Green Data Center – Only the Beginning
In the past decade, the data center has become greener. According to experts, these changes are only the beginning of a major transition.
Without a doubt, the data center has become much more Eco-friendly over the past decade. This change has occurred largely occurred due to virtualization and the scrutiny of power consumption habits in order to save resources. While it is indisputable that the data center has become much greener over time, the question now is whether we can expect to see even bigger chances in the future.
Based on the data, it appears that the future of green IT has only begun. WinterGreen Research found that the green enterprise solutions market is worth almost $70 billion. From 2009 to now, the value of this market has more than doubled. Contrary to popular belief, it is actually the improvements to more conventional platforms, such as mainframe, that are driving these improvements.
There are also still many improvements to be made when it comes to making the data center more energy efficient.

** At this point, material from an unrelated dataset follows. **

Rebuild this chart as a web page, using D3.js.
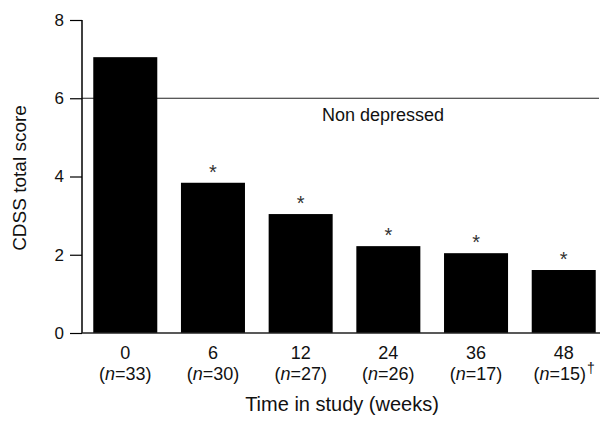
<!DOCTYPE html>
<html>
<head>
<meta charset="utf-8">
<script src="https://cdn.jsdelivr.net/npm/d3@7"></script>
<style>
  body { margin: 0; background: #fff; }
  svg { display: block; font-family: "Liberation Sans", Arial, sans-serif; }
</style>
</head>
<body>
<svg id="chart" width="600" height="424"></svg>
<script>
// chart data
const weeks = ["0", "6", "12", "24", "36", "48"];
const counts = ["33", "30", "27", "26", "17", "15"];
const scores = [7.05, 3.84, 3.04, 2.22, 2.04, 1.61];
const significant = [false, true, true, true, true, true];
const yTicks = [0, 2, 4, 6, 8];
const threshold = 6;

const svg = d3.select("#chart");

const x = d3.scaleBand()
    .domain(weeks)
    .range([84.5, 604.5])
    .paddingInner(0.27)
    .paddingOuter(0.1);

const y = d3.scaleLinear()
    .domain([0, 8])
    .range([333, 20]);

const axisLeft = 82;

// threshold line (drawn under bars)
svg.append("line")
    .attr("x1", axisLeft).attr("x2", 599)
    .attr("y1", y(threshold)).attr("y2", y(threshold))
    .attr("stroke", "#222").attr("stroke-width", 1.2);

svg.append("text")
    .attr("x", 322).attr("y", 121)
    .attr("font-size", 18)
    .attr("fill", "#111")
    .text("Non depressed");

// bars
svg.selectAll("rect.bar")
    .data(scores)
    .join("rect")
    .attr("class", "bar")
    .attr("x", (d, i) => x(weeks[i]))
    .attr("width", x.bandwidth())
    .attr("y", d => y(d))
    .attr("height", d => y(0) - y(d))
    .attr("fill", "#000");

// asterisks
svg.selectAll("text.star")
    .data(scores.map((d, i) => ({ v: d, w: weeks[i], s: significant[i] })).filter(d => d.s))
    .join("text")
    .attr("class", "star")
    .attr("x", d => x(d.w) + x.bandwidth() / 2)
    .attr("y", d => y(d.v) - 4)
    .attr("text-anchor", "middle")
    .attr("font-size", 20)
    .attr("fill", "#333")
    .text("*");

// y axis
const yAxis = svg.append("g")
    .attr("transform", `translate(${axisLeft},0)`)
    .call(d3.axisLeft(y).tickValues(yTicks).tickSize(12).tickPadding(6).tickFormat(d3.format("d")));
yAxis.select(".domain").attr("d", `M0,${y(8)}V${y(0)}`).attr("stroke-width", 1.5);
yAxis.selectAll(".tick line").attr("stroke-width", 1.2);
yAxis.selectAll(".tick text").attr("font-size", 17).attr("fill", "#111");

// x axis baseline
svg.append("line")
    .attr("x1", axisLeft).attr("x2", 600)
    .attr("y1", y(0)).attr("y2", y(0))
    .attr("stroke", "#222").attr("stroke-width", 1.5);

// x labels
const xl = svg.append("g").attr("font-size", 18).attr("fill", "#111").attr("text-anchor", "middle");
xl.selectAll("text.wk")
    .data(weeks)
    .join("text")
    .attr("class", "wk")
    .attr("x", d => x(d) + x.bandwidth() / 2)
    .attr("y", 359)
    .text(d => d);

const nl = xl.selectAll("text.n")
    .data(counts)
    .join("text")
    .attr("class", "n")
    .attr("x", (d, i) => x(weeks[i]) + x.bandwidth() / 2 - (i === counts.length - 1 ? 4 : 0))
    .attr("y", 380);
nl.append("tspan").text("(");
nl.append("tspan").attr("font-style", "italic").text("n");
nl.append("tspan").text(d => "=" + d + ")");

// dagger after last label
const lastNode = nl.nodes()[counts.length - 1];
const box = lastNode.getBBox();
svg.append("text")
    .attr("x", box.x + box.width + 1).attr("y", 373)
    .attr("font-size", 14).attr("fill", "#111")
    .text("\u2020");

// axis titles
svg.append("text")
    .attr("x", 342).attr("y", 411)
    .attr("text-anchor", "middle")
    .attr("font-size", 20).attr("fill", "#111")
    .text("Time in study (weeks)");

svg.append("text")
    .attr("transform", `translate(26,178) rotate(-90)`)
    .attr("text-anchor", "middle")
    .attr("font-size", 19).attr("fill", "#111")
    .text("CDSS total score");
</script>
</body>
</html>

According to a study conducted by Future Resource Engineering, a few dozen of the top data sites in the entire world could reduce their collective energy use by 24 million kWh. This collective reduction would translate to more than $3 million in savings. Due to the commitment to all-renewable sources that many cloud providers have exhibited, it would not be far-fetched to expect data centers to support more sustainable energy policies in the near future.
While it is expected that the industry will become far more efficient, it is important to realize that its overall consumption will still rise nevertheless due to an increase in demand. In the future, data centers will likely draw substantial amounts of power from the local grid. Fortunately, in order to deal with this increase in demand, advanced software will be developed in the future to handle the power capabilities, the data load, and the available resources.
In 2016, advancements toward a truly green data center will continue to be made. As of now, the term “green” doesn’t necessarily refer to a lower power bill. However, over time, the success in becoming green will be measured by the amount of money paid to the power company.